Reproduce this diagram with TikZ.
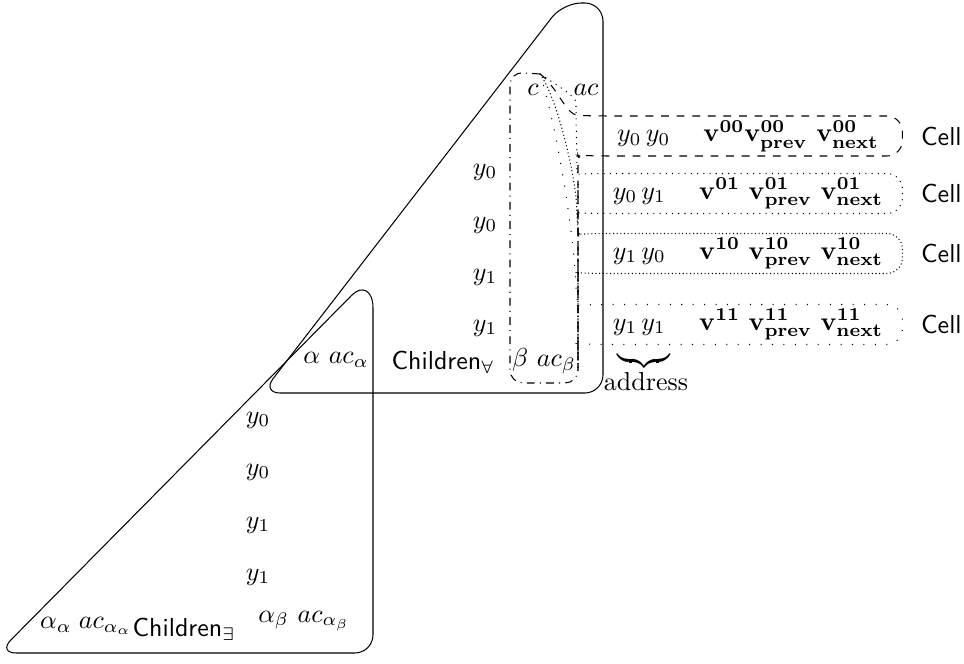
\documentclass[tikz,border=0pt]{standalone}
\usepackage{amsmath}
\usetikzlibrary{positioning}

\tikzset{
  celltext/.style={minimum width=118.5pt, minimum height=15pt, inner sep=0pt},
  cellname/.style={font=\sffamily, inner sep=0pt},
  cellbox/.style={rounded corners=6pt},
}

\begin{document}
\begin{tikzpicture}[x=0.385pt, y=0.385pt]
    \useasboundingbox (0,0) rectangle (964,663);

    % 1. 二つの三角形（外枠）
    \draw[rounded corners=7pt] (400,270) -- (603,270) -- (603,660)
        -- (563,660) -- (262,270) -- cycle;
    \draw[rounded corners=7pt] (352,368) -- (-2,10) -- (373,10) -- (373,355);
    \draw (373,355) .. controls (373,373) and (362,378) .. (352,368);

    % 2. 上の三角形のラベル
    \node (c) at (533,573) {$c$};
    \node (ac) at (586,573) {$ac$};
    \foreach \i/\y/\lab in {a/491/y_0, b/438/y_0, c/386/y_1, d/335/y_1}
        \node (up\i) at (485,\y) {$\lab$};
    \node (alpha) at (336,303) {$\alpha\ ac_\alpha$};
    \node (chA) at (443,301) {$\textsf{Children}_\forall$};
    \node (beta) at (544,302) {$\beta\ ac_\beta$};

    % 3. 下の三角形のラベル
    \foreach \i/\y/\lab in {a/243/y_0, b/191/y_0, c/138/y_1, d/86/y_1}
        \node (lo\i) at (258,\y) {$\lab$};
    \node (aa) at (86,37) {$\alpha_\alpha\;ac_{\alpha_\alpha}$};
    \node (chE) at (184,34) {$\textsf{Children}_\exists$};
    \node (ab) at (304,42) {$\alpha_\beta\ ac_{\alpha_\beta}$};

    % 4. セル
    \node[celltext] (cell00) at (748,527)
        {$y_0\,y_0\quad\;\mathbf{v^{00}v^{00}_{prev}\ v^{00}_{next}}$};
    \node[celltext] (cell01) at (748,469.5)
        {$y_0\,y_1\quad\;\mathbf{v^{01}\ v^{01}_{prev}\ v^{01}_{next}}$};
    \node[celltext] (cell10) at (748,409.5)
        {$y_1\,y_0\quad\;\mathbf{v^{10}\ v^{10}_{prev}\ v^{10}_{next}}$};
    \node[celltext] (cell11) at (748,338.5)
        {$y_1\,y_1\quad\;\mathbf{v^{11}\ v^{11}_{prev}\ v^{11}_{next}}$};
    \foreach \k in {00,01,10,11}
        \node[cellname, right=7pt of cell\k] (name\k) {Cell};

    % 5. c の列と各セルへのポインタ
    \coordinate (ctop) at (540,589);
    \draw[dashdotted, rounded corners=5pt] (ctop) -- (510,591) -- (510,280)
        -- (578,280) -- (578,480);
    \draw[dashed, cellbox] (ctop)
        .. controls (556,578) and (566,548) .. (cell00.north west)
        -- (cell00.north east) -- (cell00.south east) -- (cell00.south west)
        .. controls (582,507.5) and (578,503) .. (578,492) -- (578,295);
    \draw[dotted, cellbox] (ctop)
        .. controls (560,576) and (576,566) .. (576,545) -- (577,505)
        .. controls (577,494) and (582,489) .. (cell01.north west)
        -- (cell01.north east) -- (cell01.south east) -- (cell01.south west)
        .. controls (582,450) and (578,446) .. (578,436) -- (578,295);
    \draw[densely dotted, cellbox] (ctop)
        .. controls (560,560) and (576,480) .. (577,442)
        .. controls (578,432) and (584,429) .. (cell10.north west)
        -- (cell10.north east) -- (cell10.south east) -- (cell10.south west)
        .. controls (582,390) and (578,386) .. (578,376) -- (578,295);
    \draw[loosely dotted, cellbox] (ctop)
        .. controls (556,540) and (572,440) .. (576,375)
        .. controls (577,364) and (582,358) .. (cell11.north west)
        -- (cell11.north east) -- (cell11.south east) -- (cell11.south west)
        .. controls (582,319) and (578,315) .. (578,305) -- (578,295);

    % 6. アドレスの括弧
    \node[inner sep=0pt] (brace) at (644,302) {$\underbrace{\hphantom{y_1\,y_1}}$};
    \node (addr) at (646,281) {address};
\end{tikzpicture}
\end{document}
==========
REQUIREMENT: Leave out the pictures and reproduce the rest of the listing exactly.

CORRECT OUTPUT:
Reproduce this diagram with TikZ.
\documentclass[tikz,border=0pt]{standalone}
\usepackage{amsmath}
\usetikzlibrary{positioning}

\tikzset{
  celltext/.style={minimum width=118.5pt, minimum height=15pt, inner sep=0pt},
  cellname/.style={font=\sffamily, inner sep=0pt},
  cellbox/.style={rounded corners=6pt},
}

\begin{document}
\begin{tikzpicture}[x=0.385pt, y=0.385pt]
    \useasboundingbox (0,0) rectangle (964,663);

    % 1. 二つの三角形（外枠）
    \draw[rounded corners=7pt] (400,270) -- (603,270) -- (603,660)
        -- (563,660) -- (262,270) -- cycle;
    \draw[rounded corners=7pt] (352,368) -- (-2,10) -- (373,10) -- (373,355);
    \draw (373,355) .. controls (373,373) and (362,378) .. (352,368);

    % 2. 上の三角形のラベル
    \node (c) at (533,573) {$c$};
    \node (ac) at (586,573) {$ac$};
    \foreach \i/\y/\lab in {a/491/y_0, b/438/y_0, c/386/y_1, d/335/y_1}
        \node (up\i) at (485,\y) {$\lab$};
    \node (alpha) at (336,303) {$\alpha\ ac_\alpha$};
    \node (chA) at (443,301) {$\textsf{Children}_\forall$};
    \node (beta) at (544,302) {$\beta\ ac_\beta$};

    % 3. 下の三角形のラベル
    \foreach \i/\y/\lab in {a/243/y_0, b/191/y_0, c/138/y_1, d/86/y_1}
        \node (lo\i) at (258,\y) {$\lab$};
    \node (aa) at (86,37) {$\alpha_\alpha\;ac_{\alpha_\alpha}$};
    \node (chE) at (184,34) {$\textsf{Children}_\exists$};
    \node (ab) at (304,42) {$\alpha_\beta\ ac_{\alpha_\beta}$};

    % 4. セル
    \node[celltext] (cell00) at (748,527)
        {$y_0\,y_0\quad\;\mathbf{v^{00}v^{00}_{prev}\ v^{00}_{next}}$};
    \node[celltext] (cell01) at (748,469.5)
        {$y_0\,y_1\quad\;\mathbf{v^{01}\ v^{01}_{prev}\ v^{01}_{next}}$};
    \node[celltext] (cell10) at (748,409.5)
        {$y_1\,y_0\quad\;\mathbf{v^{10}\ v^{10}_{prev}\ v^{10}_{next}}$};
    \node[celltext] (cell11) at (748,338.5)
        {$y_1\,y_1\quad\;\mathbf{v^{11}\ v^{11}_{prev}\ v^{11}_{next}}$};
    \foreach \k in {00,01,10,11}
        \node[cellname, right=7pt of cell\k] (name\k) {Cell};

    % 5. c の列と各セルへのポインタ
    \coordinate (ctop) at (540,589);
    \draw[dashdotted, rounded corners=5pt] (ctop) -- (510,591) -- (510,280)
        -- (578,280) -- (578,480);
    \draw[dashed, cellbox] (ctop)
        .. controls (556,578) and (566,548) .. (cell00.north west)
        -- (cell00.north east) -- (cell00.south east) -- (cell00.south west)
        .. controls (582,507.5) and (578,503) .. (578,492) -- (578,295);
    \draw[dotted, cellbox] (ctop)
        .. controls (560,576) and (576,566) .. (576,545) -- (577,505)
        .. controls (577,494) and (582,489) .. (cell01.north west)
        -- (cell01.north east) -- (cell01.south east) -- (cell01.south west)
        .. controls (582,450) and (578,446) .. (578,436) -- (578,295);
    \draw[densely dotted, cellbox] (ctop)
        .. controls (560,560) and (576,480) .. (577,442)
        .. controls (578,432) and (584,429) .. (cell10.north west)
        -- (cell10.north east) -- (cell10.south east) -- (cell10.south west)
        .. controls (582,390) and (578,386) .. (578,376) -- (578,295);
    \draw[loosely dotted, cellbox] (ctop)
        .. controls (556,540) and (572,440) .. (576,375)
        .. controls (577,364) and (582,358) .. (cell11.north west)
        -- (cell11.north east) -- (cell11.south east) -- (cell11.south west)
        .. controls (582,319) and (578,315) .. (578,305) -- (578,295);

    % 6. アドレスの括弧
    \node[inner sep=0pt] (brace) at (644,302) {$\underbrace{\hphantom{y_1\,y_1}}$};
    \node (addr) at (646,281) {address};
\end{tikzpicture}
\end{document}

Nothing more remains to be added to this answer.